ShanghART Beijing is presenting a solo exhibition "Roma Is a Lake" by Zhao Yang, which features his new body of work. By drawing inspirations from Roma Lake, where Zhao’s studio used to be, the exhibition offers a chance for the artist to look back on his past. Through a process of continuous reduction, Zhao’s work often lies between order and chaos. He is exploring a kind of reality that is dynamic, uninhibited, contradictory, absurd, and poetic.
1. Your current solo exhibition at ShanghART Beijing is named after “Roma Lake”. Though not realistic depictions, the works on display reflect that you have drawn inspiration from a real place. Can you first talk about the general idea behind this series?

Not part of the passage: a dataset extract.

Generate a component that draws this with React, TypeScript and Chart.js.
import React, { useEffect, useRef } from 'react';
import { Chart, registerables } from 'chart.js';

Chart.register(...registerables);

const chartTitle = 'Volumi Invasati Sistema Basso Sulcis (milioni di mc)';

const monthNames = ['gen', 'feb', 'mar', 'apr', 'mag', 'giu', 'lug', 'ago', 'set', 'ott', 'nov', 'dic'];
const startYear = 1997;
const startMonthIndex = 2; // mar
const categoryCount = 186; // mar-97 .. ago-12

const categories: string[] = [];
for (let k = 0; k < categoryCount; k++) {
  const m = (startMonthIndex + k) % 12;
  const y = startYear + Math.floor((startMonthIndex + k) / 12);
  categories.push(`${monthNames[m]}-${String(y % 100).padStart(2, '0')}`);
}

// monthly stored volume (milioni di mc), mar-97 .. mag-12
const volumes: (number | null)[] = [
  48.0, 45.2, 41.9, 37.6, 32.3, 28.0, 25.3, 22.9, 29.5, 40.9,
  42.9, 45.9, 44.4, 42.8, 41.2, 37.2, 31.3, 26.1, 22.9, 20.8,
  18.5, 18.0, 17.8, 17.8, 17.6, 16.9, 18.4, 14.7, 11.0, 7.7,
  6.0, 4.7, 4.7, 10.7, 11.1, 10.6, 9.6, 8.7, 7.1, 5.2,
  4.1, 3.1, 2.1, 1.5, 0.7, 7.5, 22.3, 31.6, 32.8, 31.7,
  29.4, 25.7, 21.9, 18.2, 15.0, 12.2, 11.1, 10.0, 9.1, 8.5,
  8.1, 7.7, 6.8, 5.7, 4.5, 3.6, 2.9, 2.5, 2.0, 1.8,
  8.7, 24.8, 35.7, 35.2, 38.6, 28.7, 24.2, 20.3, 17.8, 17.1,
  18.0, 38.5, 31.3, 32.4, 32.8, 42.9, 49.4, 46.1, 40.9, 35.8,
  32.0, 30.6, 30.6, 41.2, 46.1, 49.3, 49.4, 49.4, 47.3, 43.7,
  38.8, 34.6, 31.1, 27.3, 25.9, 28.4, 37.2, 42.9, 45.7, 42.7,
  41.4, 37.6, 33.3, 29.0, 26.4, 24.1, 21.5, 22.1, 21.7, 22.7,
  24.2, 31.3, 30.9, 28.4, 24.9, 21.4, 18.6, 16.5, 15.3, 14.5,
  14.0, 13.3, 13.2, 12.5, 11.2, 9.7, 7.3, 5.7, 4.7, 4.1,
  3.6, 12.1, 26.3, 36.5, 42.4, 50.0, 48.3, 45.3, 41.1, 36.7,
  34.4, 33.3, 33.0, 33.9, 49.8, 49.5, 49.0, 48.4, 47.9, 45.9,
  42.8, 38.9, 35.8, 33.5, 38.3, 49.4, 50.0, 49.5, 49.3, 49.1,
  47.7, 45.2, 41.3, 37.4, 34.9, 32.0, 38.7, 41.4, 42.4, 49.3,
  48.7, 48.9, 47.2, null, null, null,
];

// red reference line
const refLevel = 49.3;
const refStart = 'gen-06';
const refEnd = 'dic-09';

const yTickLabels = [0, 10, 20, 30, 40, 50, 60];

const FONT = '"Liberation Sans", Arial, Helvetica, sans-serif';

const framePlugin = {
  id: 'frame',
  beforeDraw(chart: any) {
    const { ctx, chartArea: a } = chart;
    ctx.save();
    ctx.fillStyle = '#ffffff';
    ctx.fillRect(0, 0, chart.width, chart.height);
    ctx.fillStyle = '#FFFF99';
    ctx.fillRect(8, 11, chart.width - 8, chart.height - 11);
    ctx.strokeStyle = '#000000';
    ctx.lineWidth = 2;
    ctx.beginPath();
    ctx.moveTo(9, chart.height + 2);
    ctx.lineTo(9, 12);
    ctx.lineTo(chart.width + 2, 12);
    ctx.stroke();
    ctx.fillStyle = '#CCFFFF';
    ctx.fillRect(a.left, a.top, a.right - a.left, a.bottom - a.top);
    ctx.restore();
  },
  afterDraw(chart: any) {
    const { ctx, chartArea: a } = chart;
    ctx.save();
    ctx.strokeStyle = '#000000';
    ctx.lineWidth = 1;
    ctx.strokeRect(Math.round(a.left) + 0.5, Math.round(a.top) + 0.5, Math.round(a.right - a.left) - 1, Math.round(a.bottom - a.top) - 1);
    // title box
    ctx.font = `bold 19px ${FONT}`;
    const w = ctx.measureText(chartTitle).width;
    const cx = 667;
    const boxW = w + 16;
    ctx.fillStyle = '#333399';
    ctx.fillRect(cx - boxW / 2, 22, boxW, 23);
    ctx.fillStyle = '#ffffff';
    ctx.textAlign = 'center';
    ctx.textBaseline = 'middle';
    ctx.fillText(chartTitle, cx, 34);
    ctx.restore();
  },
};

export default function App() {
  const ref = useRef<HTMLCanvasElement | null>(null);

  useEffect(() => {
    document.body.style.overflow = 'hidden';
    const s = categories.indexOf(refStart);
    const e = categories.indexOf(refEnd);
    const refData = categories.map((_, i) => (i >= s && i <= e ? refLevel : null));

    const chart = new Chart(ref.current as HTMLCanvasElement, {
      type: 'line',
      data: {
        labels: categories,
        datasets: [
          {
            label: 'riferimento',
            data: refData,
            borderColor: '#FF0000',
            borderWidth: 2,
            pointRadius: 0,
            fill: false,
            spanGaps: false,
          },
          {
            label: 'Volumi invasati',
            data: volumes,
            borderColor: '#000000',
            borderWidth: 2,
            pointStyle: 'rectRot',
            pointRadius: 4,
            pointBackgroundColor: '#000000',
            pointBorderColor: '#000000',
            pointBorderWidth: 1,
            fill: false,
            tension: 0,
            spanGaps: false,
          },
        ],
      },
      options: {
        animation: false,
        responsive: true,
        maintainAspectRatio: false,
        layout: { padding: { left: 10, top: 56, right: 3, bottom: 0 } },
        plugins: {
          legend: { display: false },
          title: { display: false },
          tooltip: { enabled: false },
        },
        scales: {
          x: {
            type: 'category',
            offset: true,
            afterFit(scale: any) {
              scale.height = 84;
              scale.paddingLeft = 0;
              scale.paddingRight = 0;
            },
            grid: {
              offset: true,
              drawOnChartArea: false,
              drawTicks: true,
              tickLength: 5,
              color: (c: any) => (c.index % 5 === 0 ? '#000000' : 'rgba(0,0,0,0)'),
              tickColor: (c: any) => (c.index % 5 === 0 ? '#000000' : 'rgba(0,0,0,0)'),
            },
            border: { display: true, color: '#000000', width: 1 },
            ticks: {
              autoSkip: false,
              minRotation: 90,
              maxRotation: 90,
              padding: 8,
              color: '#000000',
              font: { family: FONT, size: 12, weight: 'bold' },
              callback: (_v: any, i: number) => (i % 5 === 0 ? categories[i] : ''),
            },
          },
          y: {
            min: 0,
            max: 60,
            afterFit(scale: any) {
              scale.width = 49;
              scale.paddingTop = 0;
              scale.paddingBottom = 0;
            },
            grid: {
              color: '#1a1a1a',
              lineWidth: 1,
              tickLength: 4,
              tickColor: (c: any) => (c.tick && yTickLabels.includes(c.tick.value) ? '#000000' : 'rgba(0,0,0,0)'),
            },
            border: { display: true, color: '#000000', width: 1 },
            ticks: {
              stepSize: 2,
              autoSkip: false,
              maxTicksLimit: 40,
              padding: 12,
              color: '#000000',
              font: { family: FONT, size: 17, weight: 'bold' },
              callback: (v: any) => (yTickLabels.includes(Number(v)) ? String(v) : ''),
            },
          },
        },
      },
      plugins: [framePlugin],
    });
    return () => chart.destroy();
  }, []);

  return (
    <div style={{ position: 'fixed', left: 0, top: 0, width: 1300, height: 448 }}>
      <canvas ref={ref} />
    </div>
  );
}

In 2009, at around 40 years old, I resigned and came to Beijing with uncertainty. My studio has moved five or six times, almost every two years, which might be the norm for migrants in Beijing. This city is so vast, in which I felt like I was being swallowed. My third studio was beside Roma Lake, where I stayed for more than two years. When it’s getting dark, I often walked around the lake alone, both relaxing and thinking. Roma is neither a city nor a lake. It is something I can rely on, a destined trip. For me this exhibition is not only about reliving my life beside Roma Lake, it but also brings me face to face with what I’ve made for the last decade.
2. You noted that your art-making is a process of continuous reduction and you are trying to find a sense of collapse. What do you mean by “reduction” and “collapse”?
Beautiful things tend to be simple. The word “collapse” is a descriptor for an artist's self-struggle on the way to minimalism; it also refers to the process of self-affirmation, rather than manifestation or construction. Having no relation to modification or occlusion, it specifies the reality of the moment and the process from something to nothing. It is dynamic, uninhibited.
3. If your art is created through a process “from nothing to something and then back to nothing”, does it mean that you don't control the outcome? How does your practice move forward?
This is a good question. I think an interesting artist should be an unity of opposites - both intense and loose, as often written at the gates of the military. Presupposition signifies vapidness, as if people play game with themselves, making themselves trapped and everything prosaic. Yet without rules it leads to a flood of dreams, like the moving love stories of two people who feel lost. Powerful works often lie between order and chaos. They are framed dreams, freedom under self-discipline, dances on the tip of the knife and battles between masters who are absorbed but powerless. The true powerlessness is a favour of divinity. It is difficulties that push me forward.
4. Although your paintings are seemingly figurative, they are not necessarily thematic and narrative - there is a blurring relationship occurring between your work and the real life. Do you think that the reality shown in your work departs from individual experience?
The painting we are talking about is not just painting itself; it presents the artist's own perspective. I pay more attention to the connection between the contradiction and coordination of poetry and misunderstanding, regardless of language, plot, subject matter, and beauty, all of which reach the greatest degree of complexity. Failures are also clues, correction is bonus. Anything is possible. I see it as a labyrinth as well as a scene that can be covered up. Hidden metaphors, secrets of deja vu, and simple contexts are spreading in a whimper.
5. By creating ambiguity on the canvas, you seem to be deliberately producing a barrier to viewing and cognition. In other words, it is ineffective for viewers to use their inherent thinking pattern to "understand" your painting. What do you think?
People can only see what they want to see. I think what stops them from seeing more is the strong emotions they feel when unable to find the starting point and that results in the silence between viewer and work. To some extent, I don't expect to be understood. I prefer misreading.
6. The colour relationships, shapes, brushstrokes, compositions in your work are all impressive. Are you consciously looking for and developing a pure language of painting that is not linked to any specific object?
Painting has entangled humans for so long that we are both familiar and unfamiliar with it. It is in fact both simple and complicated, but its future is full of possibilities, like an old man back from the dead again and again. You chase, it escapes; you avoid, it follows - this is also why painting is so fascinating. It always comforts and warns us when we’re disheartened, so that we always desire to deconstruct it again.
7. Does your academic background in traditional Chinese painting influence your visual language?
Of course. Eastern art focuses on spirit, atmosphere, and movement like smog or flowing water. The important thing is how we use it - that needs a high level of localisation. The art school has taught me how to watch and judge from the oriental angle, and especially present in my work is the technique I learned from Chinese brush painting, which I enjoy enormously.